Plusieurs rapports, appuyés par des experts de l’ONU, indiquent que les EAU ont acheminé des véhicules de combat, des drones et d’autres armements lourds aux FSR via le Tchad, le Soudan du Sud, la Libye, la République centrafricaine (RCA) et la Somalie.

Les Émirats arabes unis sont considérés comme le principal soutien étranger des Forces de soutien rapide (FSR), leur fournissant une assistance militaire.
Les Émirats arabes unis sont considérés comme le principal soutien étranger des Forces de soutien rapide (FSR), leur fournissant une assistance militaire. Crédit photo, Site web Akhbar du Soudan

Le Kenya a accueilli à plusieurs reprises des dirigeants des RSF et des activités politiques.

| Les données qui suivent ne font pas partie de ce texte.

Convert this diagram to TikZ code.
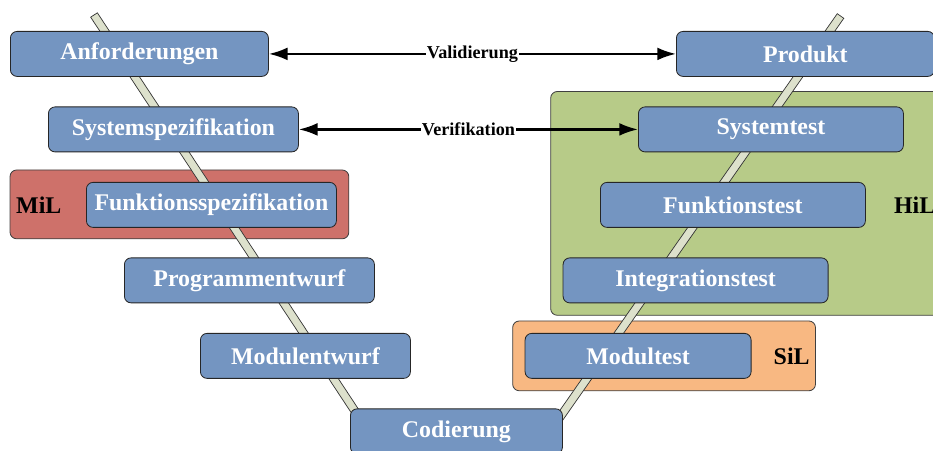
\documentclass[tikz,border=0pt]{standalone}
\usepackage{fontspec}
\setmainfont{Liberation Serif}
\usetikzlibrary{positioning, calc, arrows.meta, backgrounds}

\definecolor{vblue}{RGB}{116,149,193}
\definecolor{milred}{RGB}{206,113,106}
\definecolor{hilgreen}{RGB}{183,203,136}
\definecolor{silorange}{RGB}{248,184,130}
\definecolor{bandfill}{RGB}{221,225,204}

\begin{document}
\begin{tikzpicture}[
      x=0.03cm, y=-0.03cm,
      every node/.style={font=\fontsize{20.4}{24}\selectfont\bfseries, align=center, inner sep=0pt},
      box/.style={draw=black!85, line width=0.7pt, fill=vblue, text=white,
                  rounded corners=0.2cm, minimum height=1.35cm},
      group/.style={draw=black!75, line width=0.7pt, rounded corners=0.2cm},
      band/.style={draw=black!80, line width=0.6pt, fill=bandfill},
      arrow/.style={{Latex[length=16pt,width=11pt]}-{Latex[length=16pt,width=11pt]}, line width=2pt},
      tag/.style={font=\fontsize{15.5}{18}\selectfont\bfseries, fill=white, inner sep=1pt},
  ]
    \useasboundingbox (0,0) rectangle (933,450);

    \node[box, minimum width=7.74cm, anchor=north west] (anf) at (10,31) {Anforderungen};
    \node[box, minimum width=7.5cm, below=0.89cm of anf.south west, anchor=north west, xshift=1.14cm] (sysspez) {Systemspezifikation};
    \node[box, minimum width=7.5cm, below=0.89cm of sysspez.south west, anchor=north west, xshift=1.14cm] (funkspez) {Funktionsspezifikation};
    \node[box, minimum width=7.5cm, below=0.89cm of funkspez.south west, anchor=north west, xshift=1.14cm] (progent) {Programmentwurf};
    \node[box, minimum width=6.3cm, below=0.89cm of progent.south west, anchor=north west, xshift=2.28cm] (modent) {Modulentwurf};
    \node[box, minimum width=6.36cm, below=0.89cm of modent.south west, anchor=north west, xshift=4.5cm] (cod) {Codierung};

    \node[box, minimum width=7.74cm, anchor=north west] (prod) at (676,31) {Produkt};
    \node[box, minimum width=7.95cm, below=0.89cm of prod.south west, anchor=north west, xshift=-1.14cm] (systest) {Systemtest};
    \node[box, minimum width=7.95cm, below=0.89cm of systest.south west, anchor=north west, xshift=-1.14cm] (funktest) {Funktionstest};
    \node[box, minimum width=7.95cm, below=0.89cm of funktest.south west, anchor=north west, xshift=-1.12cm] (integ) {Integrationstest};
    \node[box, minimum width=6.78cm, below=0.89cm of integ.south west, anchor=north west, xshift=-1.14cm] (modtest) {Modultest};

    \node[anchor=west] (mil) at ($(funkspez.west)+(-70,0)$) {MiL};
    \node[anchor=west] (hil) at ($(funktest.east)+(28,0)$) {HiL};
    \node[anchor=west] (sil) at ($(modtest.east)+(22,0)$) {SiL};

    \coordinate (vl1) at (94,15);
    \coordinate (vl2) at (374,440);
    \coordinate (vr1) at (840.5,16);
    \coordinate (vr2) at (544,440);

    \begin{scope}[on background layer]
      \draw[group, fill=milred] ($(funkspez.north west)+(-76,-12)$) rectangle ($(funkspez.south east)+(12,11)$);
      \draw[group, fill=hilgreen] ($(integ.west |- systest.north)+(-12,-15)$) rectangle ($(systest.east |- integ.south)+(42,12)$);
      \draw[group, fill=silorange] ($(modtest.north west)+(-12,-12)$) rectangle ($(modtest.south east)+(64,12)$);
      \filldraw[band] ($(vl1)!0.12cm!90:(vl2)$) -- ($(vl2)!0.12cm!-90:(vl1)$) -- ($(vl2)!0.12cm!90:(vl1)$) -- ($(vl1)!0.12cm!-90:(vl2)$) -- cycle;
      \filldraw[band] ($(vr1)!0.12cm!90:(vr2)$) -- ($(vr2)!0.12cm!-90:(vr1)$) -- ($(vr2)!0.12cm!90:(vr1)$) -- ($(vr1)!0.12cm!-90:(vr2)$) -- cycle;
    \end{scope}

    \draw[arrow] (anf.east) -- node[tag] {Validierung} (prod.west);
    \draw[arrow] (sysspez.east) -- node[tag] {Verifikation} (systest.west);
  \end{tikzpicture}
\end{document}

En février 2025, le Kenya a organisé une réunion politique de haut niveau au cours de laquelle les RSF ont formé un gouvernement parallèle, ce qui a incité le gouvernement militaire soudanais à rappeler son ambassadeur à Nairobi.

Le gouvernement militaire a rompu ses relations diplomatiques avec les Émirats arabes unis, le Kenya et le Tchad en raison de leur soutien présumé aux RSF. Il a également accusé l’Armée nationale libyenne (ANL) de soutenir le groupe.

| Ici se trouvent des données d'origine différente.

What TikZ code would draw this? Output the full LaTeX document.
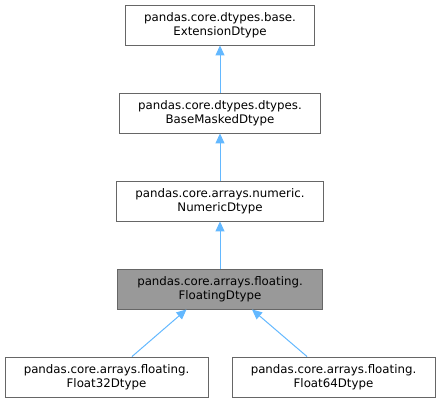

L’armée soudanaise a également accusé le Soudan du Sud de « fournir des mercenaires aux RSF » et de contribuer aux soins de ses blessés.

Les Émirats arabes unis, le Kenya, le Tchad, le Soudan du Sud et l’ANL ont tous nié soutenir les RSF.

Ventes d’armes et mercenaires

Certains pays, sans être directement impliqués dans le conflit, sont devenus une source de mercenaires et un marché d’armes pour les belligérants.

En octobre 2025, le Pakistan et l’armée soudanaise ont signé un contrat de défense de 230 millions de dollars portant sur des avions d’entraînement, des drones, des véhicules blindés, ainsi que sur la maintenance et la production conjointe d’équipements militaires.

Plusieurs médias soudanais ont également rapporté récemment que l’armée avait cherché à acquérir des avions de chasse russes Sukhoi de pointe auprès du Kazakhstan et de l’Ouzbékistan.

Les Forces de soutien rapide (FSR) auraient déployé massivement des armes et des drones chinois, qui auraient été initialement acquis par les Émirats arabes unis avant de parvenir aux FSR.

Les Forces de soutien rapide (FSR) auraient également largement recours à des mercenaires, notamment des « experts techniques et des pilotes » originaires de certains pays africains, d’Ukraine et de Colombie.

Le 5 novembre, le ministre somalien de la Défense a déclaré que des avions non identifiés avaient décollé de l’aéroport de Bosaso, ville portuaire du nord-est du pays, pour « transporter quelque chose » vers la région du Darfour, au Soudan.

Le ministre n’a fourni aucun autre détail, mais des informations font état de l’utilisation par les Émirats arabes unis de cet aéroport somalien pour acheminer des armes et des mercenaires aux FSR.

Et les pourparlers de paix ?

Ces derniers mois, les États-Unis ont intensifié leurs efforts diplomatiques dans le cadre du mécanisme du Quad, qui inclut l’Arabie saoudite, l’Égypte et les Émirats arabes unis, afin d’obtenir une trêve humanitaire de trois mois, suivie d’un cessez-le-feu permanent.

Cependant, des divergences non précisées entre les pays arabes lors des négociations compromettent les efforts visant à instaurer une trêve. Le 6 novembre, les Forces de soutien rapide (FSR) ont accepté une proposition de trêve, mais l’armée s’y oppose encore.

L’armée conteste la présence des Émirats arabes unis aux pourparlers et aurait demandé l’inclusion de la Turquie et du Qatar.

Face au durcissement des positions des deux camps et à la consolidation de leurs alliances directes et indirectes, il y a peu d’espoir d’une fin rapide du conflit.